Generally, when speaking to artists during these extraordinary times – where the impact is felt on a global scale and involves a large part of the population being confined to their homes – they don’t really complain. They tend to say that they’re confined to their studios all year round and the world health crisis, ultimately, doesn’t change much for them. However, the fact that the earth has stopped turning in its “normal” way in 2020 can have another kind of impact on their work.
Productive period of isolation
The French-Italian artist Tatiana Trouvé (born in 1968) has produced a fascinating body of work during this period of isolation, which she spent alone in her large studio on the outskirts of Paris with only her dog for company.
Tatiana is an artist of international renown, represented by Gagosian gallery and König, and she has exhibited at the Venice Biennale, the Albertina in Vienna and as part of the Pinault collection. It was in her studio that I met her.
Softness and determination
She speaks with a softness that is almost languorous, most likely due to her Italian accent which nonetheless cannot conceal an extremely strong sense of determination.
In order to better understand her work, there is an important biographical element we should take into account: during her childhood in Africa with her family, the griots would come and tell the ancient stories of the village. “My father taught architecture in Senegal. I stayed in the country until I was 16. That’s where my perception of magical thinking comes from.”

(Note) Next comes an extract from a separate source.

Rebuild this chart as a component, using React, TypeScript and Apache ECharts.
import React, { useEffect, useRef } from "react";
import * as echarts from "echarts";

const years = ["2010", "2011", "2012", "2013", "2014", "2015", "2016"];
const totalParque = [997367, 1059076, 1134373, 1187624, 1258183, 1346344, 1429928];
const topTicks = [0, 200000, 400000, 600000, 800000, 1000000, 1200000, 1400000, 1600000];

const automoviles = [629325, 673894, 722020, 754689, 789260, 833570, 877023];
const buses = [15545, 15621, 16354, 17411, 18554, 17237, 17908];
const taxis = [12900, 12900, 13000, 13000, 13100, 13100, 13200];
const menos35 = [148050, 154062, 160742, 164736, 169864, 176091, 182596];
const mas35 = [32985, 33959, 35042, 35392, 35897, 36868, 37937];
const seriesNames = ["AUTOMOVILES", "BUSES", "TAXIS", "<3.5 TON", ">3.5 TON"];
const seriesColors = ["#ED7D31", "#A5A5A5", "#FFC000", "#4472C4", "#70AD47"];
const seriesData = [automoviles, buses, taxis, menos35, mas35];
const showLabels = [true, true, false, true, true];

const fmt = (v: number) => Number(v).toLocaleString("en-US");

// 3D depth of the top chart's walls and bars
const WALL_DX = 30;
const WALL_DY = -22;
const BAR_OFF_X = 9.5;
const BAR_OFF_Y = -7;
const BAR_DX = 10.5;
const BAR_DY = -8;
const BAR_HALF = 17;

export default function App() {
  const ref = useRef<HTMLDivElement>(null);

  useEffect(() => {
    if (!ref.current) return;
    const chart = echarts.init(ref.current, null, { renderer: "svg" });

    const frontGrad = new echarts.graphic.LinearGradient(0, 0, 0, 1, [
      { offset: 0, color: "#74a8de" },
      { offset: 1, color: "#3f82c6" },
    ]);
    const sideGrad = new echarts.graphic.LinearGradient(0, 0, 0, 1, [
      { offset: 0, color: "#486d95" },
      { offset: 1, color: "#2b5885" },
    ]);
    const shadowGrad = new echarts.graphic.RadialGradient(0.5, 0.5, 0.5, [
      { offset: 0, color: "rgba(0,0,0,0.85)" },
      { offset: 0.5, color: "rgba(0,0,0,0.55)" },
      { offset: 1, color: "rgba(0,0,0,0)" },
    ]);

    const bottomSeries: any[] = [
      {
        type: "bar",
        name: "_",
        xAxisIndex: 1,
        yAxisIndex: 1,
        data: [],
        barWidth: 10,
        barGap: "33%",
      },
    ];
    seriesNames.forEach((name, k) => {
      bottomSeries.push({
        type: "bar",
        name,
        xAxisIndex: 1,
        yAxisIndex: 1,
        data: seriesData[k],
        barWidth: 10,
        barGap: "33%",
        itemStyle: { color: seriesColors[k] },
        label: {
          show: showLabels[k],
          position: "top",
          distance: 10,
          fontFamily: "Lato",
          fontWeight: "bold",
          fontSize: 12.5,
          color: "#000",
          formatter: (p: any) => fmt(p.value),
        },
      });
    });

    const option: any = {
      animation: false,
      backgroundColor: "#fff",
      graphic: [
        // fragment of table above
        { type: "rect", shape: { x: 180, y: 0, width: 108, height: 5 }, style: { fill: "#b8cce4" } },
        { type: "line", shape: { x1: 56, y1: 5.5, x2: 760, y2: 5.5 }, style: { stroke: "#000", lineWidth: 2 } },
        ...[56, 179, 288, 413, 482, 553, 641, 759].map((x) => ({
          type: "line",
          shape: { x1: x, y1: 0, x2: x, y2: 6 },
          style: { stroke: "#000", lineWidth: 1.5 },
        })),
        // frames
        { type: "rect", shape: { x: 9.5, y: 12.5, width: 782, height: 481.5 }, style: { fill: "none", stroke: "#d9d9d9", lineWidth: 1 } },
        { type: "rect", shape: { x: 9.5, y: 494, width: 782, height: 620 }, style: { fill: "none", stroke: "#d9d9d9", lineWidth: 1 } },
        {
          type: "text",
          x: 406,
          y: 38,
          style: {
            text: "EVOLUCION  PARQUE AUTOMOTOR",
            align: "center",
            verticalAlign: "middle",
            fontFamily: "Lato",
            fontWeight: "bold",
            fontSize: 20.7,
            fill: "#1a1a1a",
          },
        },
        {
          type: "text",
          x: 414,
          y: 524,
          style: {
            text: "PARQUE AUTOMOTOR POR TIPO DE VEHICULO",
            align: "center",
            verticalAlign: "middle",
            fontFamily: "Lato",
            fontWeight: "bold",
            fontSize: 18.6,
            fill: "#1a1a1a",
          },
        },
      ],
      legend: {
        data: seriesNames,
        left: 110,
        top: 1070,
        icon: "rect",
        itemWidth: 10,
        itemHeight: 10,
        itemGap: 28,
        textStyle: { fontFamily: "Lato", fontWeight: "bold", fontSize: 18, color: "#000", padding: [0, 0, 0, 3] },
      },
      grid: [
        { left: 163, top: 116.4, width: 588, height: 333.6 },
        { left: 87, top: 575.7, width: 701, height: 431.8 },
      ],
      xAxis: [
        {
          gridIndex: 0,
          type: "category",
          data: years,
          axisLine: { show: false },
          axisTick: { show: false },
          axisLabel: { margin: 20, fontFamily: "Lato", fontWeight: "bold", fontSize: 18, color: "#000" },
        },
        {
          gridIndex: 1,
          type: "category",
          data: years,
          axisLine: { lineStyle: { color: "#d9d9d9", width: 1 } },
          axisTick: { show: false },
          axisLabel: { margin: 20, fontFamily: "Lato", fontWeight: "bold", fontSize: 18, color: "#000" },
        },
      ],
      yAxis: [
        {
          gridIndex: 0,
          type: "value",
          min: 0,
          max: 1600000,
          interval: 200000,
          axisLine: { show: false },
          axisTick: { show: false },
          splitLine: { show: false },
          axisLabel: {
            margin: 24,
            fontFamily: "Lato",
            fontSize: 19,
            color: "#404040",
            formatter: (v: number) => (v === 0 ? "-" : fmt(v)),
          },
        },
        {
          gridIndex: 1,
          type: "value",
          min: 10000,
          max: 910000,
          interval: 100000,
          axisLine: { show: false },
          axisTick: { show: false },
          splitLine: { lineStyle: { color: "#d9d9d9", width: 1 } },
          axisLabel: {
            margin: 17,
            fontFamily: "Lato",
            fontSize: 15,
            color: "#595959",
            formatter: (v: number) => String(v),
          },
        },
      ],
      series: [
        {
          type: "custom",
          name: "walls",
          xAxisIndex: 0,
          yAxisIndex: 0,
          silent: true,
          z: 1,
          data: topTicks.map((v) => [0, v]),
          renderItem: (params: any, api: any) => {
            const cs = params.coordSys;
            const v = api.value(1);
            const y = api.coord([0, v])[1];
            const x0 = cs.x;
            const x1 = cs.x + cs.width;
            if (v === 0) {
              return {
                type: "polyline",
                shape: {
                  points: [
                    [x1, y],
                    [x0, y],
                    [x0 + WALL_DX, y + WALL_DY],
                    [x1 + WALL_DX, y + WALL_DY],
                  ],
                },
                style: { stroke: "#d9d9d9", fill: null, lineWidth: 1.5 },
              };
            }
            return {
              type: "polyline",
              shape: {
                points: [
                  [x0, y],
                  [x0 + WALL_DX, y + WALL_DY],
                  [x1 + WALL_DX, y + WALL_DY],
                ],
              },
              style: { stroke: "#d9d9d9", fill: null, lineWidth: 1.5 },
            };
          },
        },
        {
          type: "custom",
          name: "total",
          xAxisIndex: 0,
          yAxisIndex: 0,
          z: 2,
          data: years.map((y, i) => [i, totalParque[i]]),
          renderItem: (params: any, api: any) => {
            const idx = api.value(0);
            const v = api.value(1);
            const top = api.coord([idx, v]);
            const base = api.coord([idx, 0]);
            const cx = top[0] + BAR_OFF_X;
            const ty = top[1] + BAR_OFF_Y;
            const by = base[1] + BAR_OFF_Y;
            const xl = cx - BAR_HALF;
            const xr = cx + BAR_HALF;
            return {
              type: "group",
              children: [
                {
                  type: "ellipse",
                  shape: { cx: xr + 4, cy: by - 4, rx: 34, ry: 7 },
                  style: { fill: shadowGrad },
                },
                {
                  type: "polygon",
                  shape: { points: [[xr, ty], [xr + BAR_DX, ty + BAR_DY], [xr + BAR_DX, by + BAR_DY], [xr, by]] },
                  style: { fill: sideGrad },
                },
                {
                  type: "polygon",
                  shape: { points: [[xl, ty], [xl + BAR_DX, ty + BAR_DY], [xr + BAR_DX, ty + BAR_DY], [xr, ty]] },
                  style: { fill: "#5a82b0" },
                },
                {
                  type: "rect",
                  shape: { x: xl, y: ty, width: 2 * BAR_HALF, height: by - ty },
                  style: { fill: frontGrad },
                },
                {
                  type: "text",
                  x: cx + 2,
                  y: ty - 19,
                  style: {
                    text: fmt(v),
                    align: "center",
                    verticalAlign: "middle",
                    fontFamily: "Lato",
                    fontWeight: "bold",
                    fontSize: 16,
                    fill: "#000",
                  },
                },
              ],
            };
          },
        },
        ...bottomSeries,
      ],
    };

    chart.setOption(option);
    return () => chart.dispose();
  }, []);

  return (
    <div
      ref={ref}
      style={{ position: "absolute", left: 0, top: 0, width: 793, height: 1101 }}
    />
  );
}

What is striking about Tatiana Trouvé’s work is the psychological dimension (although I’m sure she would prefer me to say “narrative dimension”) that she is able to embody via the objects and forms that she showcases. The best known of these are her installations in which wires resemble drawings, shoes can be fashioned from concrete and ropes from bronze (see the report on her exhibition at the Villa Medici and the creation of an imaginary map of Gstaad).
Installations as ghosts
She creates trompe l’oeil pieces, objects that aren’t what they appear to be, as well as forms for telling stories within the space, like that of the artworks condemned to remain in boxes and warehouses while vacant plinths and display cases vainly await the arrival of sculptures. The installations can be interpreted as ghosts; the objects embody people.
The studio in the center
Tatiana Trouvé places the studio at the centre of her work. She says: “The studio is a space for the unconscious. It is a place where the world around us can be internalized; it’s a geographical map.”
Snapshot of the world
Between 16 March and 14 May 2020, the dates of the lockdown in France, she made a set of artworks that are a snapshot of the world. “I received a lot of requests to talk about what was going to happen next. I thought these comments would just disappear. Every day I selected the front pages of the free newspapers, the ones that weren’t tabloids, from countries that had been most affected by the pandemic. I printed them out and drew or painted over them.
Moment in history
They are pieces of studios, recordings of a period in time. The newspaper marks a moment in history.” On the covers of the Guardian, the Folha de Sao Paulo and Le Monde she has drawn her studio, scenes from her daily life, or her reaction to current events.
40 works for a single artwork
There are 40 works on paper that together form a single artwork, juxtaposing news from 34 countries. In a boomerang effect, the Guardian in Great Britain, La Repubblica in Italy and the Folha de Sao Paulo have all published their front pages reworked by the artist.
Gagosian gallery is due to publish an edition of this unique oeuvre.